A CMBS will not be eligible collateral for a particular borrower if that borrower, or any of its affiliates, is a borrower under a mortgage loan backing the CMBS unless that loan, and each other mortgage loan in the CMBS mortgage pool made to an affiliate of the TALF borrower, together constitute no more than 5% of the aggregate principal balance of the mortgage loans in the pool as of the subscription date.
An ABS backed by commercial and government fleet leases, rental fleet leases or floorplan loans will not be eligible collateral for a particular borrower, if that borrower, or any of its affiliates, is an obligor under a loan or lease backing the ABS, unless the aggregate principal balance of the loans or leases made to the TALF borrower and each of its affiliates in the pool backing the ABS together constitute no more than 10% of the aggregate principal balance of all of the loans and leases in the pool as of the subscription date. In the case of leases, the term "aggregate principal balance" refers to the securitization value of the leases in the pool.
An ABS will not be eligible collateral for a particular borrower if that borrower, or any of its affiliates, is the manufacturer, producer or seller of any products, or the provider of any services, the sale, provision, or lease of which is financed by the loans or leases in the pool supporting that ABS unless the loans or leases relating to such products or services constitute no more than 10% of the aggregate principal balance of the loans and leases in the pool supporting such ABS as of the issuance date of such ABS. For purposes of this requirement, products include financial products such as insurance, and services include education. In the case of leases, the term "aggregate principal balance" refers to the securitization value of the leases in the pool.
A newly issued ABS with a redemption option (other than pursuant to a customary clean-up call) is not eligible as collateral unless the ABS issuer has received acceptance of such redemption option from the New York Fed.
As of the TALF loan closing date for newly issued ABS (including newly issued CMBS) and as of the TALF loan subscription date for legacy CMBS, the ABS must have a credit rating in the highest long-term or, in the case of non-mortgage-backed ABS, the highest short-term investment-grade rating category from at least two eligible nationally recognized statistical rating organizations (NRSROs) and must not have a credit rating below the highest investment-grade rating category from an eligible NRSRO. Eligible collateral will not include an ABS that obtains such credit ratings based on the benefit of a third-party guarantee or an ABS that an eligible NRSRO has placed on review or watch for downgrade. See the "Frequently Asked Questions" under "Credit Ratings" for further information regarding eligible NRSROs.

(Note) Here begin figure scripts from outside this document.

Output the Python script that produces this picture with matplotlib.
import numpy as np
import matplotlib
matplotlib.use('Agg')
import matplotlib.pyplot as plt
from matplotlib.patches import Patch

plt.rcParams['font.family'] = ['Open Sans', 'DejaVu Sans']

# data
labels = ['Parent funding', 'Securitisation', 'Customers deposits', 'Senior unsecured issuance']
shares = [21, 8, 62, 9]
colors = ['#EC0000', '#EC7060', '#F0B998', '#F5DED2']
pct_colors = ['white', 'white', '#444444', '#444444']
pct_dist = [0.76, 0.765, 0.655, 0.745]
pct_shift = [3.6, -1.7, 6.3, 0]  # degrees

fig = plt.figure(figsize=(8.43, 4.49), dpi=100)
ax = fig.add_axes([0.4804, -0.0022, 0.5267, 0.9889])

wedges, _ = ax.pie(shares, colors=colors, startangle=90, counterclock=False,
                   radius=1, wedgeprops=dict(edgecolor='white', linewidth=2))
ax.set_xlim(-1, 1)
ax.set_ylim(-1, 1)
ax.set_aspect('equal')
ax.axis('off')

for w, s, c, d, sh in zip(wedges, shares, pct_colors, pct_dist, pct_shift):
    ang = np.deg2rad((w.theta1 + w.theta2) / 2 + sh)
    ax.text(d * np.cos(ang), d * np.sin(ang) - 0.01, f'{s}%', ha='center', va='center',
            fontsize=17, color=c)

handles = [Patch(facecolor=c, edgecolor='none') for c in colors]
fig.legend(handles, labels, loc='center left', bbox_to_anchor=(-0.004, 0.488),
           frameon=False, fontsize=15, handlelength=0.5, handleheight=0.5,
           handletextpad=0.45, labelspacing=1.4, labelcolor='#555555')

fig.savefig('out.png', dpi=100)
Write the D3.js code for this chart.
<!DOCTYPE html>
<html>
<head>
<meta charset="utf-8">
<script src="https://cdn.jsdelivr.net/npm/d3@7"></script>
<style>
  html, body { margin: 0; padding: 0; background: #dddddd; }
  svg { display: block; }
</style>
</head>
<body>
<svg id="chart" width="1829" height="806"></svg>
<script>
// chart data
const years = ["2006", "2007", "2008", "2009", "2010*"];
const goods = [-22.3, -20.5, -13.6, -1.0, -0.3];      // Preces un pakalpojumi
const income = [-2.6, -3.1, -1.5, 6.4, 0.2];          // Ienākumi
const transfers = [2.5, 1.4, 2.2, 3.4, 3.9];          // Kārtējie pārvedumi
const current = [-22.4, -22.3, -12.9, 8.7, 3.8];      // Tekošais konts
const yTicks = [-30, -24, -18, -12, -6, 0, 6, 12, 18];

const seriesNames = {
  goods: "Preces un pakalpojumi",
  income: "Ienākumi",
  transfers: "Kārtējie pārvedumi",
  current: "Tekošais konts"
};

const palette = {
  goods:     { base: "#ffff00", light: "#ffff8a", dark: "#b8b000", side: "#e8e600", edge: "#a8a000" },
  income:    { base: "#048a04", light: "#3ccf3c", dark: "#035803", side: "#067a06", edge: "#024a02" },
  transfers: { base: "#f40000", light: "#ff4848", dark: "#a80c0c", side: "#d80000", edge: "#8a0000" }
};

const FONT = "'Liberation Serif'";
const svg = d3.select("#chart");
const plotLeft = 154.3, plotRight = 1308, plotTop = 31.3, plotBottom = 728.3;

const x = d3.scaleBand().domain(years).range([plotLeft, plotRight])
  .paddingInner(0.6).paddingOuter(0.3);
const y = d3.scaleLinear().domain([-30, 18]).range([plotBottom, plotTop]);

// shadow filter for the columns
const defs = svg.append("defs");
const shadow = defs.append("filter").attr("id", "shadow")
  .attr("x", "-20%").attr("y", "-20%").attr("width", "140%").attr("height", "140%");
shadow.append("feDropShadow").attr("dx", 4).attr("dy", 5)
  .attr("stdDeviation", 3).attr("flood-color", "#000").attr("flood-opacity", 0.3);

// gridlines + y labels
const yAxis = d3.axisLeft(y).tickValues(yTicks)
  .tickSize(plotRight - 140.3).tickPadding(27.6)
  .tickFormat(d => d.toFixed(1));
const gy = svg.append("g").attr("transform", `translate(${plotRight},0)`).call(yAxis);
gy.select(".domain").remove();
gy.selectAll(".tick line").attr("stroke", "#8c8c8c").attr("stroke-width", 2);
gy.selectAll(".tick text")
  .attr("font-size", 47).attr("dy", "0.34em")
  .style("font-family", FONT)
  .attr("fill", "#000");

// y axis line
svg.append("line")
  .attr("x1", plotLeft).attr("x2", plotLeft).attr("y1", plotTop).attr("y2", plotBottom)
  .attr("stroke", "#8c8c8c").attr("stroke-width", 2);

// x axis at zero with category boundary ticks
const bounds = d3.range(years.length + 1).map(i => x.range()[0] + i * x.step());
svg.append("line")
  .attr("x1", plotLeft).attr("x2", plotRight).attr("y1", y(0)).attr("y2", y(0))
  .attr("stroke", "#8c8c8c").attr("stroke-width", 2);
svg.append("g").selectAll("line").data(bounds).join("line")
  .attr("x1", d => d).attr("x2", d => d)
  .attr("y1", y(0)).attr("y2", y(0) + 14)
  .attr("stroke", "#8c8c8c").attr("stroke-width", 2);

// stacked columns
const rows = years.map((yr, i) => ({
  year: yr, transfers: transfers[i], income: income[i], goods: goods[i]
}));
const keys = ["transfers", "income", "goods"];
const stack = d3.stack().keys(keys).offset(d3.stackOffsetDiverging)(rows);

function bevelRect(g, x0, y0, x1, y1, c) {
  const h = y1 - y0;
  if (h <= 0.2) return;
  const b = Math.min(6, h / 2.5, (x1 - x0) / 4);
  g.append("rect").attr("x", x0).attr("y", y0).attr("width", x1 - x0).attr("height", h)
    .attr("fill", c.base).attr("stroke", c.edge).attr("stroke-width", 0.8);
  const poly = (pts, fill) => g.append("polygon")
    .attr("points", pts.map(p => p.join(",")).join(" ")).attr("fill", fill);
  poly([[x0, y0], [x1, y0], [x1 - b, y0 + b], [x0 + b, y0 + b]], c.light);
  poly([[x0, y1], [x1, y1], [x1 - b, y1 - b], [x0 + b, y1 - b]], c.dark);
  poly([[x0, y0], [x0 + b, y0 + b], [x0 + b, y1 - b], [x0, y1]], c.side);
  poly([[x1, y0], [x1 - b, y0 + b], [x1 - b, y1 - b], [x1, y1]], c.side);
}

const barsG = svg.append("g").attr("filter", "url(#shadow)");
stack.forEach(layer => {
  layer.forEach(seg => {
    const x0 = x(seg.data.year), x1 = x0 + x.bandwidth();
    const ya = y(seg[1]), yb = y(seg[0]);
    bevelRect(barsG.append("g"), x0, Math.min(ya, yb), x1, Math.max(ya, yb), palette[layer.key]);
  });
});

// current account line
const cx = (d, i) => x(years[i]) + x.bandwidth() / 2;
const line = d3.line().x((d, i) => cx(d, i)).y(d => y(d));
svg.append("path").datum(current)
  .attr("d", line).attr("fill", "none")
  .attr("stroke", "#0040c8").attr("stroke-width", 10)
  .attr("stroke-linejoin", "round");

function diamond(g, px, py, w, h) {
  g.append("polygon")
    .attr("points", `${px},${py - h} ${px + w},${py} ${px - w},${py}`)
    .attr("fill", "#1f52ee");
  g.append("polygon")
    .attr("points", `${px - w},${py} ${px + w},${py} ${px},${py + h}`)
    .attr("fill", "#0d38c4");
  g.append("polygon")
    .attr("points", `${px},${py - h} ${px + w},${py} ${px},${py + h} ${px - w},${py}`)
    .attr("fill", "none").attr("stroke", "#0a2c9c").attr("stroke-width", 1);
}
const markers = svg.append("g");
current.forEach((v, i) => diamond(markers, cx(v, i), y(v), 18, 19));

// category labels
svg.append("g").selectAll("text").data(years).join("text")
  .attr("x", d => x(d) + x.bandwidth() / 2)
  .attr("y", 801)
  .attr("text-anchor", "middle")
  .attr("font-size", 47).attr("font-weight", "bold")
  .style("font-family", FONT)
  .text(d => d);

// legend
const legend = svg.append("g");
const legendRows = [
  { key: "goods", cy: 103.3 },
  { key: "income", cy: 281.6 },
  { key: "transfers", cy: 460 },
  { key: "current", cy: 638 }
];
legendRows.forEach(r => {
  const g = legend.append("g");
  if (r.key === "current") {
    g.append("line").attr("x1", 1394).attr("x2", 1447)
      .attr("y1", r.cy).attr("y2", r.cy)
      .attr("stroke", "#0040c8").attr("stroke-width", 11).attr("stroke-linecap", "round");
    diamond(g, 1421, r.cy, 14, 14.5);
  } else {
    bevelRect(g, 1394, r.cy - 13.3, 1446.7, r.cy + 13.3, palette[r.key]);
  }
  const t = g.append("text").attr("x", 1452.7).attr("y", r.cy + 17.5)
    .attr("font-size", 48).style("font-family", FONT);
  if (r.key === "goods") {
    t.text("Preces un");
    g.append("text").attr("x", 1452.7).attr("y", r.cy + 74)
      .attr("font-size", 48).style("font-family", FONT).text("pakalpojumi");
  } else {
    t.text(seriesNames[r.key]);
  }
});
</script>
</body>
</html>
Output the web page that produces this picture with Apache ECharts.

Further information on eligibility requirements for each category of ABS is provided below.
Any determination by the New York Fed, following its risk assessment, that proposed TALF-eligible collateral is acceptable is not investment advice, a recommendation to purchase securities or a guarantee of credit quality, and does not reflect any view by the New York Fed as to the value of such security. No potential TALF borrower should rely on such determination in connection with its purchase of any ABS. Further, the determination that an ABS meets the eligibility requirements of the TALF program continues to be the responsibility of the borrower and the TALF agent.
A financing subsidiary of a Public-Private Investment Fund (PPIF) established pursuant to the Legacy Securities Public-Private Investment Program may be an eligible borrower (an "Eligible PPIF Borrower) only with respect to legacy CMBS and only if the PPIF is receiving Treasury-supplied debt financing equal to or less than 50 percent of the PPIF's total equity (including private and Treasury-supplied equity) and satisfies all other borrower eligibility requirements.
Transaction Structure and Pricing
TALF loans will be pre-payable in whole or in part at the option of the borrower, but substitution of collateral during the term of the loan generally will not be allowed. Unless otherwise provided in the Master Loan and Security Agreement (MLSA), any remittance of principal on eligible collateral must be used immediately to reduce the principal amount of the TALF loan in proportion to the loan's original haircut (e.g., if the original haircut was 10 percent, 90 percent of any remittance of principal must immediately be repaid to the New York Fed). In addition, for collateral priced at a premium to par the borrower will make an additional principal payment calculated to adjust for the average reversion of market value toward par value as the ABS matures. Also, for five-year TALF loans (which will be available for loans secured by SBA ABS or ABS backed by student loans or commercial mortgage loans), the excess of interest and any other distributions (excluding principal distributions) on the ABS over TALF loan interest payable (such amount, "net carry") will be remitted to the TALF borrower only until net carry equals 25% per annum of the original haircut amount in the first three loan years, 10% in the fourth loan year, and 5% in the fifth loan year, and the remainder of such net carry will be applied to TALF loan principal. For a three-year TALF loan for legacy CMBS, such net carry will be remitted to the borrower in each loan year until it equals 30% per annum of the original haircut amount, with the remainder applied to loan principal. The New York Fed will assess an administrative fee equal to 10 basis points of the loan amount on the settlement date for non-mortgage-backed ABS collateral, and 20 basis points for CMBS collateral.
Further information on transaction structure and pricing for TALF loans secured by each category of ABS is provided below and in the MLSA.
The New York Fed reserves the right to reject any request for a loan, in whole or in part, in its discretion.